Das Bundesarbeitsgericht hat schon zu ähnlichen Fällen entschieden

Zur Stufenlaufzeit nach dem Tarifvertrag für den öffentlichen Dienst hatte das Bundesarbeitsgericht bereits 2013 entschieden, dass die unterschiedliche Behandlung von befristet und unbefristet Beschäftigten rechtwidrig ist. Die Auslegung von Tarifnormen verbiete es, dass Stufenlaufzeiten aus früheren befristeten Arbeitsverhältnissen generell unberücksichtigt bleiben. Das solle zumindest gelten, wenn die Unterbrechung nicht länger als sechs Monate bestanden hat. Arbeitnehmer*innen, die in befristeten Arbeitsverhältnissen identische Aufgaben wie Dauerbeschäftigte verrichten, erlangten auch die gleiche Berufserfahrung wie diese, so dass eine Ungleichbehandlung beider Gruppen sachlich nicht gerechtfertigt sei. 

Die vom Bundesarbeitsgericht entwickelten Grundsätze sind auch auf den Entgelttarifvertrag der DPAG übertragbar, stellt das Landesarbeitsgericht Hamburg fest. Es komme darauf an, ob befristet Beschäftigte im Verhältnis zu unbefristet beschäftigten Arbeitnehmer*innen ungleich behandelt würden. Dass nur unbefristet Beschäftigte einen entsprechenden Gruppenaufstieg vollziehen, befristet Beschäftigte allerdings bei sonst identischem Werdegang nicht entsprechend höheren Stufen zugeordnet werden, sei für die Ungleichbehandlung im Sinne des Teilzeit- und Befristungsgesetzes ausreichend.
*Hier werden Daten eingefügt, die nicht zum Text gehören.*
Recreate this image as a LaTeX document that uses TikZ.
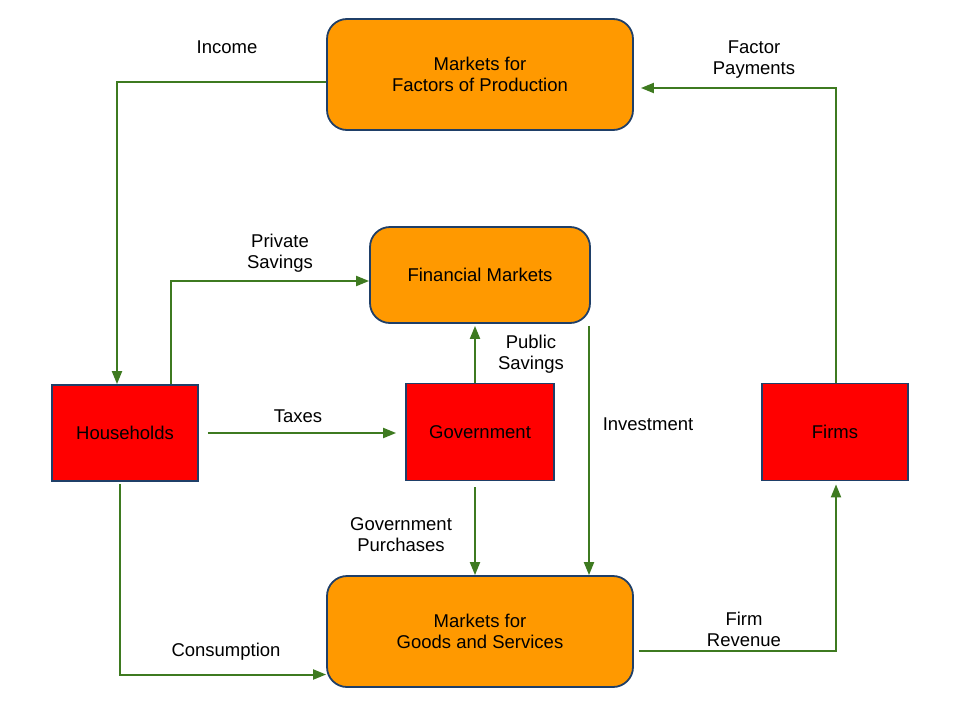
\documentclass[tikz,border=0pt]{standalone}
\usepackage{fontspec}
\setmainfont{Liberation Sans}
\usepackage{xcolor}
\usetikzlibrary{positioning,arrows.meta}
\definecolor{boxorange}{RGB}{255,153,0}
\definecolor{boxred}{RGB}{255,0,0}
\definecolor{boxline}{RGB}{31,63,104}
\definecolor{flowgreen}{RGB}{62,122,32}
\begin{document}
\begin{tikzpicture}[x=1pt,y=-1pt]
		\tikzstyle{market_style} = [rectangle,rounded corners=20pt,draw=boxline,line width=1.8pt,fill=boxorange,align=center,font=\fontsize{18.5}{21}\selectfont]
		\tikzstyle{sector_style} = [rectangle,draw=boxline,line width=1.8pt,fill=boxred,align=center,font=\fontsize{18.5}{21}\selectfont]
		\tikzstyle{flow_style} = [draw=flowgreen,line width=2pt,-{Triangle[length=13pt,width=10pt]}]
		\tikzstyle{label_style} = [align=center,font=\fontsize{18.5}{21}\selectfont]
		\useasboundingbox (0,0) rectangle (960,720);
		% markets
		\node[market_style,minimum width=306pt,minimum height=111pt] (factors) at (480,74.5) {Markets for\\Factors of Production};
		\node[market_style,minimum width=220pt,minimum height=96pt] (fin) at (480,275) {Financial Markets};
		\node[market_style,minimum width=306pt,minimum height=111pt] (goods) at (480,631.5) {Markets for\\Goods and Services};
		% sectors
		\node[sector_style,minimum width=146pt,minimum height=96pt] (hh) at (125,433) {Households};
		\node[sector_style,minimum width=148pt,minimum height=97pt] (gov) at (480,432) {Government};
		\node[sector_style,minimum width=146pt,minimum height=97pt] (firms) at (835,432) {Firms};
		% flows
		\draw[flow_style] ([yshift=-7.5pt]factors.west) -| ([xshift=-8pt]hh.north);
		\draw[flow_style] ([xshift=46pt]hh.north) |- ([yshift=-6pt]fin.west);
		\draw[flow_style,shorten <=9pt,shorten >=9pt] (hh.east) -- (hh.east -| gov.west);
		\draw[flow_style,shorten >=2pt] ([xshift=-5pt]gov.north) -- ([xshift=-5pt]fin.south);
		\draw[flow_style,shorten <=2pt] ([xshift=109pt]fin.south) -- ([xshift=109pt]goods.north);
		\draw[flow_style,shorten <=6pt] ([xshift=-5pt]gov.south) -- ([xshift=-5pt]goods.north);
		\draw[flow_style,shorten <=2pt] ([xshift=-5pt]hh.south) |- ([yshift=-43pt]goods.west);
		\draw[flow_style,shorten <=5pt,shorten >=3pt] ([yshift=-19pt]goods.east) -| ([xshift=1pt]firms.south);
		\draw[flow_style,shorten >=7pt] ([xshift=1pt]firms.north) |- ([yshift=-13.5pt]factors.east);
		% labels
		\node[label_style] (income) at (227,47) {Income};
		\node[label_style] (privsav) at (280,253) {Private\\Savings};
		\node[label_style] (taxes) at (298,416) {Taxes};
		\node[label_style] (pubsav) at (531,354) {Public\\Savings};
		\node[label_style] (invest) at (648,424) {Investment};
		\node[label_style] (govpur) at (401,535) {Government\\Purchases};
		\node[label_style] (consum) at (226,652) {Consumption};
		\node[label_style] (revenue) at (744,629) {Firm\\Revenue};
		\node[label_style] (factpay) at (754,60) {Factor\\Payments};
\end{tikzpicture}
\end{document}
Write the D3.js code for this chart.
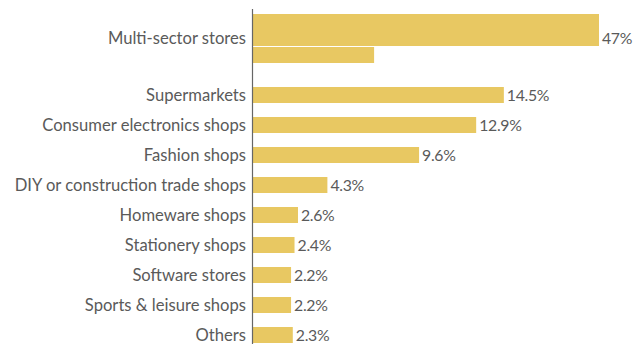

Einen sachlichen Grund für die Ungleichbehandlung sah das Landesarbeitsgericht nicht. Der Tarifvertrag habe die Zuordnung zu dem neuen Fristenregime davon abhängig gemacht, ob an einem unbestimmten Tag nach dem 30. Juni 2019 ein befristetes in ein unbefristetes Arbeitsverhältnis umgewandelt wurde. Dies stelle keine Stichtagsregelung dar, sondern eine Differenzierung zwischen Beschäftigungsgruppen abhängig von einer Änderung des Status von „befristet“ zu „unbefristet“. Das lasse das Befristungsrecht nicht zu.